- THE EXERCISE:
Output the material below in full, exactly as it is.
▶
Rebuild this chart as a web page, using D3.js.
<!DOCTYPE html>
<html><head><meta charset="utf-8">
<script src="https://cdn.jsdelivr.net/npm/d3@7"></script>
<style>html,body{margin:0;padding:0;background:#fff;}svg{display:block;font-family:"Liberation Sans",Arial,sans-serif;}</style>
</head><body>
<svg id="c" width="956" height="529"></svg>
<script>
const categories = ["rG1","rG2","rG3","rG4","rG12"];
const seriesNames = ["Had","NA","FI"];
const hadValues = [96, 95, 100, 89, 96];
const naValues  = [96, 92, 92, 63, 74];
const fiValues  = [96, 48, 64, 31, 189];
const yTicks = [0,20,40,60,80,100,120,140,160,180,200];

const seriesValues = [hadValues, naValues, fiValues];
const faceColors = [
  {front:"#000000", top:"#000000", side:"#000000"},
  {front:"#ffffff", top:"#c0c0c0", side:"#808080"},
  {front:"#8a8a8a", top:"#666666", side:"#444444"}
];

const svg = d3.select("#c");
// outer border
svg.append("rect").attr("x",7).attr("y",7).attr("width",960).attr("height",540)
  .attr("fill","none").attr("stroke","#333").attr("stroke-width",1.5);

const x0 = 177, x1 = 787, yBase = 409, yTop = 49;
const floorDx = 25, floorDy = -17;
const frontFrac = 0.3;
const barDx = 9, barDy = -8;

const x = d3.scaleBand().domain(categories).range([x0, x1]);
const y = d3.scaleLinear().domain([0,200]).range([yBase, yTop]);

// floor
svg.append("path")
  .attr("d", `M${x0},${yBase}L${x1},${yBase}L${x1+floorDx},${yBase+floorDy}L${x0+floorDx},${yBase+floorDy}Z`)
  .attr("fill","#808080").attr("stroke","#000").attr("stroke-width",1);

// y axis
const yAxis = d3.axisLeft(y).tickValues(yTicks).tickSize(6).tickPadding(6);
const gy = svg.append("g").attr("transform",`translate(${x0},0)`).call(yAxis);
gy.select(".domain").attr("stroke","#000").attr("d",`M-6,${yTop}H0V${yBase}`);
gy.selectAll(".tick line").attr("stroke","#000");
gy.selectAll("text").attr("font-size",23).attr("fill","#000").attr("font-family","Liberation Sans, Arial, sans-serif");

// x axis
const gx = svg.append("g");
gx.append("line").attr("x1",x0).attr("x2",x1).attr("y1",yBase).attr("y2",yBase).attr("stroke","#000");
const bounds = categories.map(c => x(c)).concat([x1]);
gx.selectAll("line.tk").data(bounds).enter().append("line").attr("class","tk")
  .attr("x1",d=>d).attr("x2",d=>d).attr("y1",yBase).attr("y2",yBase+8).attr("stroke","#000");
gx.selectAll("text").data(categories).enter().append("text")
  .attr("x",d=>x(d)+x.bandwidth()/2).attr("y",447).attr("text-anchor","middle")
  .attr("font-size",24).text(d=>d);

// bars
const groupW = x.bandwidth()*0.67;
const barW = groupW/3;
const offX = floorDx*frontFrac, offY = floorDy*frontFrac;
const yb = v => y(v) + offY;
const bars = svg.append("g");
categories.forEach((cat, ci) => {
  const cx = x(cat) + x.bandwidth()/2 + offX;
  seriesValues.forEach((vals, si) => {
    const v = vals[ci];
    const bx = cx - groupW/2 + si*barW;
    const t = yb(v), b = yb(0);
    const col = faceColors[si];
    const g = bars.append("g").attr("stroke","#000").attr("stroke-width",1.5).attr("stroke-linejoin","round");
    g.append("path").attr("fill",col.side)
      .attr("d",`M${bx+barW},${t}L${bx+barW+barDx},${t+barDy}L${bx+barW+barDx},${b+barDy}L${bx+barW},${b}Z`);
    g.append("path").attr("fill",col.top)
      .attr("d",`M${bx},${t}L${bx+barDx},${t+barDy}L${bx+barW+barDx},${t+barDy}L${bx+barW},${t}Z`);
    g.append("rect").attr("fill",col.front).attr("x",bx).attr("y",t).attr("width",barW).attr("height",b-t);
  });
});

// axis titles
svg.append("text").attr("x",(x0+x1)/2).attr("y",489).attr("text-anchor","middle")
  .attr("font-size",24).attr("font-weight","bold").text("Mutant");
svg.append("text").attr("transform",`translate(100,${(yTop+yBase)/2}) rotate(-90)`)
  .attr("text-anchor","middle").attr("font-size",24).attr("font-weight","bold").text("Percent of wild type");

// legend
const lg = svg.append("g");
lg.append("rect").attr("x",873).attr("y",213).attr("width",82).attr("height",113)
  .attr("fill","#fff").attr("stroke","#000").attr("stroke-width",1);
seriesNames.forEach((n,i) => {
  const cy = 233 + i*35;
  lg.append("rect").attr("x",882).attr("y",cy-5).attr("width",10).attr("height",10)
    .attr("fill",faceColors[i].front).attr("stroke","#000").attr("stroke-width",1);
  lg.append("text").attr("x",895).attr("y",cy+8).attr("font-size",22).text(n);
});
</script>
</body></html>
◀
- ANSWER TO THIS EXERCISE:
Rebuild this chart as a web page, using D3.js.
<!DOCTYPE html>
<html><head><meta charset="utf-8">
<script src="https://cdn.jsdelivr.net/npm/d3@7"></script>
<style>html,body{margin:0;padding:0;background:#fff;}svg{display:block;font-family:"Liberation Sans",Arial,sans-serif;}</style>
</head><body>
<svg id="c" width="956" height="529"></svg>
<script>
const categories = ["rG1","rG2","rG3","rG4","rG12"];
const seriesNames = ["Had","NA","FI"];
const hadValues = [96, 95, 100, 89, 96];
const naValues  = [96, 92, 92, 63, 74];
const fiValues  = [96, 48, 64, 31, 189];
const yTicks = [0,20,40,60,80,100,120,140,160,180,200];

const seriesValues = [hadValues, naValues, fiValues];
const faceColors = [
  {front:"#000000", top:"#000000", side:"#000000"},
  {front:"#ffffff", top:"#c0c0c0", side:"#808080"},
  {front:"#8a8a8a", top:"#666666", side:"#444444"}
];

const svg = d3.select("#c");
// outer border
svg.append("rect").attr("x",7).attr("y",7).attr("width",960).attr("height",540)
  .attr("fill","none").attr("stroke","#333").attr("stroke-width",1.5);

const x0 = 177, x1 = 787, yBase = 409, yTop = 49;
const floorDx = 25, floorDy = -17;
const frontFrac = 0.3;
const barDx = 9, barDy = -8;

const x = d3.scaleBand().domain(categories).range([x0, x1]);
const y = d3.scaleLinear().domain([0,200]).range([yBase, yTop]);

// floor
svg.append("path")
  .attr("d", `M${x0},${yBase}L${x1},${yBase}L${x1+floorDx},${yBase+floorDy}L${x0+floorDx},${yBase+floorDy}Z`)
  .attr("fill","#808080").attr("stroke","#000").attr("stroke-width",1);

// y axis
const yAxis = d3.axisLeft(y).tickValues(yTicks).tickSize(6).tickPadding(6);
const gy = svg.append("g").attr("transform",`translate(${x0},0)`).call(yAxis);
gy.select(".domain").attr("stroke","#000").attr("d",`M-6,${yTop}H0V${yBase}`);
gy.selectAll(".tick line").attr("stroke","#000");
gy.selectAll("text").attr("font-size",23).attr("fill","#000").attr("font-family","Liberation Sans, Arial, sans-serif");

// x axis
const gx = svg.append("g");
gx.append("line").attr("x1",x0).attr("x2",x1).attr("y1",yBase).attr("y2",yBase).attr("stroke","#000");
const bounds = categories.map(c => x(c)).concat([x1]);
gx.selectAll("line.tk").data(bounds).enter().append("line").attr("class","tk")
  .attr("x1",d=>d).attr("x2",d=>d).attr("y1",yBase).attr("y2",yBase+8).attr("stroke","#000");
gx.selectAll("text").data(categories).enter().append("text")
  .attr("x",d=>x(d)+x.bandwidth()/2).attr("y",447).attr("text-anchor","middle")
  .attr("font-size",24).text(d=>d);

// bars
const groupW = x.bandwidth()*0.67;
const barW = groupW/3;
const offX = floorDx*frontFrac, offY = floorDy*frontFrac;
const yb = v => y(v) + offY;
const bars = svg.append("g");
categories.forEach((cat, ci) => {
  const cx = x(cat) + x.bandwidth()/2 + offX;
  seriesValues.forEach((vals, si) => {
    const v = vals[ci];
    const bx = cx - groupW/2 + si*barW;
    const t = yb(v), b = yb(0);
    const col = faceColors[si];
    const g = bars.append("g").attr("stroke","#000").attr("stroke-width",1.5).attr("stroke-linejoin","round");
    g.append("path").attr("fill",col.side)
      .attr("d",`M${bx+barW},${t}L${bx+barW+barDx},${t+barDy}L${bx+barW+barDx},${b+barDy}L${bx+barW},${b}Z`);
    g.append("path").attr("fill",col.top)
      .attr("d",`M${bx},${t}L${bx+barDx},${t+barDy}L${bx+barW+barDx},${t+barDy}L${bx+barW},${t}Z`);
    g.append("rect").attr("fill",col.front).attr("x",bx).attr("y",t).attr("width",barW).attr("height",b-t);
  });
});

// axis titles
svg.append("text").attr("x",(x0+x1)/2).attr("y",489).attr("text-anchor","middle")
  .attr("font-size",24).attr("font-weight","bold").text("Mutant");
svg.append("text").attr("transform",`translate(100,${(yTop+yBase)/2}) rotate(-90)`)
  .attr("text-anchor","middle").attr("font-size",24).attr("font-weight","bold").text("Percent of wild type");

// legend
const lg = svg.append("g");
lg.append("rect").attr("x",873).attr("y",213).attr("width",82).attr("height",113)
  .attr("fill","#fff").attr("stroke","#000").attr("stroke-width",1);
seriesNames.forEach((n,i) => {
  const cy = 233 + i*35;
  lg.append("rect").attr("x",882).attr("y",cy-5).attr("width",10).attr("height",10)
    .attr("fill",faceColors[i].front).attr("stroke","#000").attr("stroke-width",1);
  lg.append("text").attr("x",895).attr("y",cy+8).attr("font-size",22).text(n);
});
</script>
</body></html>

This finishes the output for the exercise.